Los comicófilos curtidos agradecemos encontrar en la trama algunos guiños a la tradición del noveno arte. Por ejemplo, en Ruyna, Cyrano y yo aparece el personaje de Doura Dabocca, homenaje a la inolvidable Boca Dourada de los tebeos de Corto Maltés: la “peripatética de los trópicos”, como la llamaba Rasputín, aparece aquí convertida en una robot que hace de alcaldesa en una ciudad perdida en el bayou.

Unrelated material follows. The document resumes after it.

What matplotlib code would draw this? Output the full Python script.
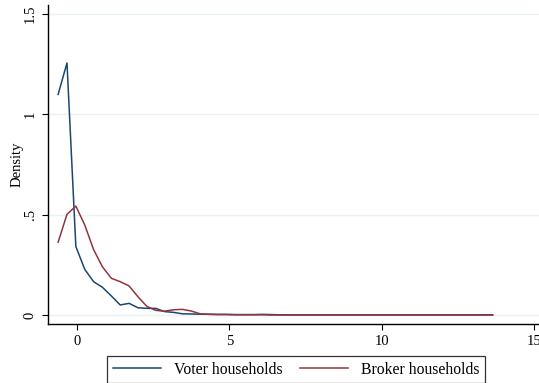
import numpy as np
import matplotlib
matplotlib.use("Agg")
import matplotlib.pyplot as plt

plt.rcParams['font.family'] = ['Liberation Serif', 'DejaVu Serif']

# evaluation grid (50 points, kdensity style)
x_start, x_end, n_pts = -0.62, 13.64, 50
xgrid = np.linspace(x_start, x_end, n_pts)

voter_head = [1.10, 1.257, 0.341, 0.228, 0.166, 0.138, 0.095, 0.050, 0.058, 0.036,
              0.033, 0.033, 0.017, 0.013, 0.006, 0.005, 0.004, 0.004, 0.003, 0.003,
              0.002, 0.002, 0.002, 0.003, 0.002, 0.001]
broker_head = [0.363, 0.502, 0.543, 0.449, 0.326, 0.240, 0.183, 0.166, 0.145, 0.091,
               0.043, 0.023, 0.019, 0.026, 0.028, 0.020, 0.006, 0.003, 0.002, 0.002,
               0.001, 0.001, 0.001, 0.001, 0.0, 0.0]
voter = voter_head + [0.001] * (n_pts - len(voter_head))
broker = broker_head + [0.0] * (n_pts - len(broker_head))

labels = ["Voter households", "Broker households"]
colors = ["#1a476f", "#90353b"]
yticks = [0, 0.5, 1, 1.5]
ytick_labels = ["0", ".5", "1", "1.5"]
xticks = [0, 5, 10, 15]

fig = plt.figure(figsize=(5.39, 3.83), dpi=100)
ax = fig.add_axes([48/539, 59/383, 1 - 48/539, (324 - 5)/383])

ax.plot(xgrid, voter, color=colors[0], lw=1.1, label=labels[0])
ax.plot(xgrid, broker, color=colors[1], lw=1.1, label=labels[1])

ax.set_xlim(-0.952, 15.16)
ax.set_ylim(-0.045, 1.546)
ax.set_yticks(yticks)
ax.set_yticklabels(ytick_labels, rotation=90, va='center')
ax.set_xticks(xticks)
ax.yaxis.grid(True, color="#eaf2f3", lw=1.0)
ax.set_axisbelow(True)
for s in ['top', 'right']:
    ax.spines[s].set_visible(False)
for s in ['left', 'bottom']:
    ax.spines[s].set_linewidth(1.0)
    ax.spines[s].set_color('black')
ax.tick_params(axis='both', labelsize=10.5, length=4, width=0.8, pad=4)
ax.set_ylabel("Density", fontsize=10.5, labelpad=0.5)

leg = fig.legend(loc='center', bbox_to_anchor=(296/539, 13.5/383), ncol=2,
                 frameon=True, fancybox=False, prop={'size': 11.3},
                 handlelength=3.1, columnspacing=1.1, borderpad=0.35,
                 handletextpad=0.8, borderaxespad=0)
leg.get_frame().set_edgecolor('black')
leg.get_frame().set_linewidth(0.9)

fig.savefig("out.png", dpi=100)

Como ya he señalado, el tratamiento del conflicto entre hombre y máquina por parte de BeKa y Munuera es siempre muy favorable hacia los robots, a quienes El corazón de hojalata dota de mayor humanidad que a los humanos. Esta parcialidad me ha sorprendido especialmente en el segundo volumen de la serie, La inspiración, que trata sobre un robot escritor dotado de un talento extraordinario. Los malos de turno, unos caciques bigotudos de lo más ruin, lo persiguen para acabar con él y destruir su obra. Me alucina que los autores hayan tenido los cojones de escribir esta historia precisamente en este momento, cuando la irrupción de la IA generativa está provocando que todo el sector del cómic se vuelque en manifiestos y declaraciones para intentar impedir lo inevitable, esto es, que las máquinas se conviertan en poetas, músicos y dibujantes de cómic, y que lo hagan mejor que nosotros. A lo mejor tenía razón aquel Ned Ludd, quizá imaginario, que arengaba a los obreros de la Revolución Industrial para que destruyeran los telares mecánicos en las factorías, máquinas que amenazaban con hacerlos (y hacernos) prescindibles.